How to perform hypothesis testing python

Data-analysis-pythonHow-ToBeginner · 4 min read

How to Perform Hypothesis Testing in Python Easily

To perform hypothesis testing in Python, use the scipy.stats library which provides functions like ttest_ind for t-tests. You set up your null and alternative hypotheses, run the test function, and interpret the p-value to decide if results are significant.

📐

Syntax

Hypothesis testing in Python commonly uses functions from scipy.stats. For example, the independent t-test syntax is:

scipy.stats.ttest_ind(sample1, sample2, equal_var=True)

Here:

sample1 and sample2 are your data samples.
equal_var assumes if variances are equal (True) or not (False).
The function returns a test statistic and a p-value.

python

from scipy import stats

# Syntax for independent t-test
test_statistic, p_value = stats.ttest_ind(sample1, sample2, equal_var=True)

💻

Example

This example shows how to test if two groups have different average values using an independent t-test.

python

from scipy import stats

# Sample data: heights of two groups
group1 = [170, 172, 168, 165, 174]
group2 = [160, 162, 158, 155, 164]

# Perform independent t-test
stat, p = stats.ttest_ind(group1, group2)

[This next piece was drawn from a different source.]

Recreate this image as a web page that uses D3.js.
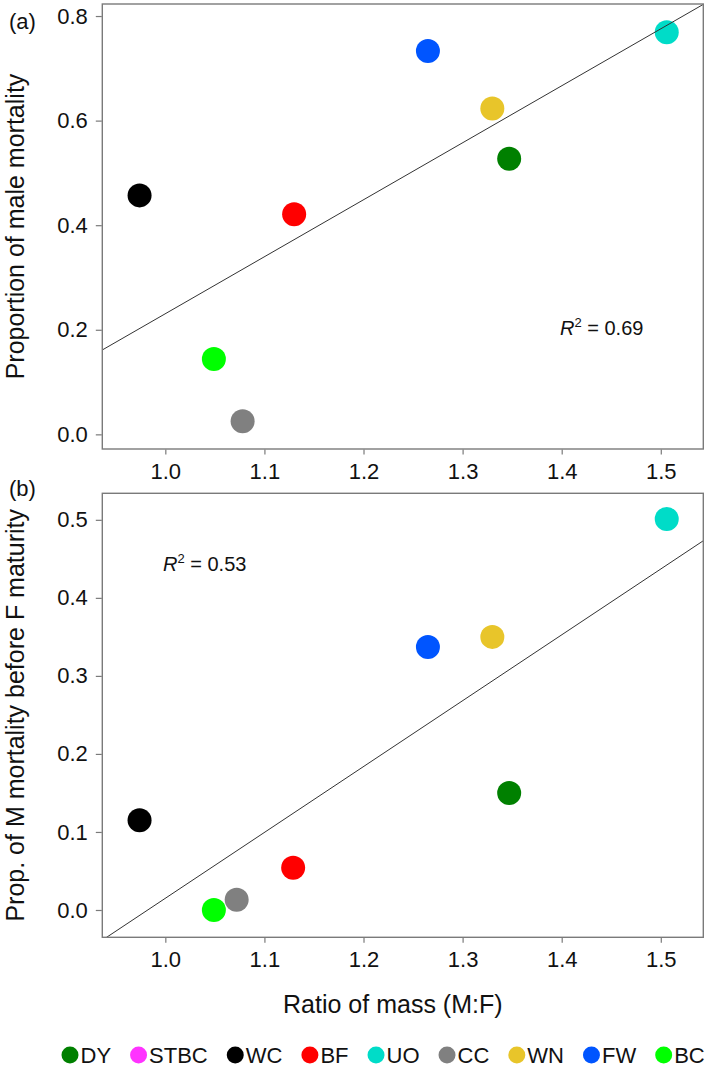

print(f"Test Statistic: {stat:.3f}")
print(f"P-value: {p:.3f}")

# Interpret result
if p < 0.05:
    print("Reject null hypothesis: groups differ significantly.")
else:
    print("Fail to reject null hypothesis: no significant difference.")

Output

Test Statistic: 6.324 P-value: 0.000 Reject null hypothesis: groups differ significantly.

⚠️

Common Pitfalls

Common mistakes when performing hypothesis testing include:

Not checking if data meets test assumptions like normality or equal variances.
Misinterpreting the p-value: a small p-value means evidence against the null hypothesis, not proof of the alternative.
Using the wrong test for your data type or sample design.

Always check assumptions and choose the correct test.

python

from scipy import stats

# Wrong: using t-test on non-normal data without checking
non_normal_data1 = [1, 2, 2, 3, 100]
non_normal_data2 = [2, 3, 3, 4, 5]

# Right: check normality first
stat1, p1 = stats.shapiro(non_normal_data1)
stat2, p2 = stats.shapiro(non_normal_data2)

print(f"Group1 normality p-value: {p1:.3f}")
print(f"Group2 normality p-value: {p2:.3f}")

if p1 < 0.05 or p2 < 0.05:
    print("Data not normal, consider non-parametric test like Mann-Whitney U test.")
else:
    stat, p = stats.ttest_ind(non_normal_data1, non_normal_data2)
    print(f"T-test p-value: {p:.3f}")

Output

Group1 normality p-value: 0.017 Group2 normality p-value: 0.200 Data not normal, consider non-parametric test like Mann-Whitney U test.

📊

Quick Reference

Here is a quick guide to common hypothesis tests in Python:

Test	Function	Use Case
Independent t-test	scipy.stats.ttest_ind	Compare means of two independent groups
Paired t-test	scipy.stats.ttest_rel	Compare means of two related groups
One-sample t-test	scipy.stats.ttest_1samp	Compare sample mean to known value
Mann-Whitney U	scipy.stats.mannwhitneyu	Non-parametric test for two independent groups
Chi-square test	scipy.stats.chi2_contingency	Test association between categorical variables

✅

Key Takeaways

Use scipy.stats functions like ttest_ind to perform hypothesis tests in Python.

Always check assumptions like normality before choosing a test.

Interpret p-values correctly: small p-value means evidence against null hypothesis.

Choose the right test based on your data type and study design.

Non-parametric tests are alternatives when data does not meet assumptions.